++++ Dataset excerpt ++++

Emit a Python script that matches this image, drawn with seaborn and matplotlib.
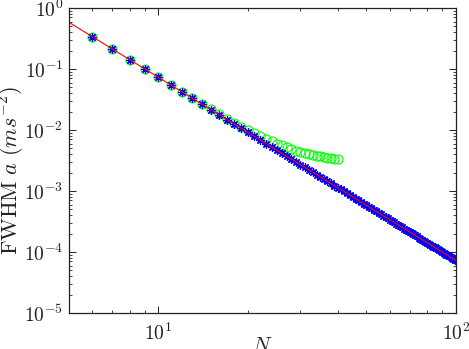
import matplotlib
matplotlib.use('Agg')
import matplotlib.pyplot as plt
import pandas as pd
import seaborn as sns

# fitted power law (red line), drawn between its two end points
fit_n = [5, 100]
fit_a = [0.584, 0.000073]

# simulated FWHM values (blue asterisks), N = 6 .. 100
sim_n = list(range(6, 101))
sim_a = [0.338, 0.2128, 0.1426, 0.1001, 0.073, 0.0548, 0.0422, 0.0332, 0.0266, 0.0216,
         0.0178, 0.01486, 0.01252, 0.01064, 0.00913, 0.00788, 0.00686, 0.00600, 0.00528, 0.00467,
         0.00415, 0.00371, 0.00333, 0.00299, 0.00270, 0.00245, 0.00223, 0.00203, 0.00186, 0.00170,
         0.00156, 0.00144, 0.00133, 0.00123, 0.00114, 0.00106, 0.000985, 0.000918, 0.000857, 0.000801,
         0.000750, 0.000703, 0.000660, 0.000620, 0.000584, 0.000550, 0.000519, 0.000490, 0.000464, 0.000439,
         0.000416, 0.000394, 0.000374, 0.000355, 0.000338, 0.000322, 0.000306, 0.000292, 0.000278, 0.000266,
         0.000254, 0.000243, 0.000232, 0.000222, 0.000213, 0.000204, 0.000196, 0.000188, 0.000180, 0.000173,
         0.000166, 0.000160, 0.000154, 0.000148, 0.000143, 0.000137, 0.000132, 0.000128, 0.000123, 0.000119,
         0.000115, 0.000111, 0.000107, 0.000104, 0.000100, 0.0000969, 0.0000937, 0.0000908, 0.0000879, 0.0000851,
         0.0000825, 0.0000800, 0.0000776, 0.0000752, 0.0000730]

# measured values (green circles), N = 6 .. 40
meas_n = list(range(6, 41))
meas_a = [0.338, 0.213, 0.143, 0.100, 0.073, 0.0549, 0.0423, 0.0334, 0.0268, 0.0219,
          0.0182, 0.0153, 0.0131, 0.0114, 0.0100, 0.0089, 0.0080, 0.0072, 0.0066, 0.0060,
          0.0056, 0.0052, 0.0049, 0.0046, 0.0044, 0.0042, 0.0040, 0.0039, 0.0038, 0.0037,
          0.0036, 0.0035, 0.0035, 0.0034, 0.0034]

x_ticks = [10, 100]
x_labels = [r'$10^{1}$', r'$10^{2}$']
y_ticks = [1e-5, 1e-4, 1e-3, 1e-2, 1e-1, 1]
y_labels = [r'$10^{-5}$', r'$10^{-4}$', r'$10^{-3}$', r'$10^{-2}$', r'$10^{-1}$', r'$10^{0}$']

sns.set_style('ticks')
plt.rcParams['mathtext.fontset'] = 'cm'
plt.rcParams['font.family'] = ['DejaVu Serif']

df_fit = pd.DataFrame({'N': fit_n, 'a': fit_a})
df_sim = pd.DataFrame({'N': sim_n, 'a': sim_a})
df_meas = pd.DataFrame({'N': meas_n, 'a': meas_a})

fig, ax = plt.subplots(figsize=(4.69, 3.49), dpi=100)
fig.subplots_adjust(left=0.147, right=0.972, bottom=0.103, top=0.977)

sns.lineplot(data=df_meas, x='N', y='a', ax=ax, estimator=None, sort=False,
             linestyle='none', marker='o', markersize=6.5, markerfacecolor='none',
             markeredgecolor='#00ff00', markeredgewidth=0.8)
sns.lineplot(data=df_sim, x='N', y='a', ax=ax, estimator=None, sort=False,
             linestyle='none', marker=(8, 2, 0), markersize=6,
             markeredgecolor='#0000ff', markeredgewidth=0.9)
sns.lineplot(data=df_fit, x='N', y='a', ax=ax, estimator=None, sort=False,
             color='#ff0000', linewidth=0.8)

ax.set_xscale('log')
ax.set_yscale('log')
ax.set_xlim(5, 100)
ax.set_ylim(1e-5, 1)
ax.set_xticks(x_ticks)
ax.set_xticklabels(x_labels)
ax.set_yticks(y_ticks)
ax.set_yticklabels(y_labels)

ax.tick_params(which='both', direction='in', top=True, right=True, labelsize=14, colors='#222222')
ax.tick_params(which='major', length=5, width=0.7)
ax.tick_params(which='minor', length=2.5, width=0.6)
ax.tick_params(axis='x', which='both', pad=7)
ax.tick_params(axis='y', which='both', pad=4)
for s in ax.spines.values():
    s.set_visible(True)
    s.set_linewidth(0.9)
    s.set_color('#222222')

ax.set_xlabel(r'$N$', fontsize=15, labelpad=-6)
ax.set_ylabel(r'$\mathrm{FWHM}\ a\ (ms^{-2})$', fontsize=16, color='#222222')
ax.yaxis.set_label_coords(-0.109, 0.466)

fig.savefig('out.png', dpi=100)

++++

■ What you have to do ■
Starting at the first line of the material, output exactly the lines up to and including the one with "fit_a = [0.584, 0.000073]". Do not include the pictures.

■ Expected output ■
Emit a Python script that matches this image, drawn with seaborn and matplotlib.
import matplotlib
matplotlib.use('Agg')
import matplotlib.pyplot as plt
import pandas as pd
import seaborn as sns

# fitted power law (red line), drawn between its two end points
fit_n = [5, 100]
fit_a = [0.584, 0.000073]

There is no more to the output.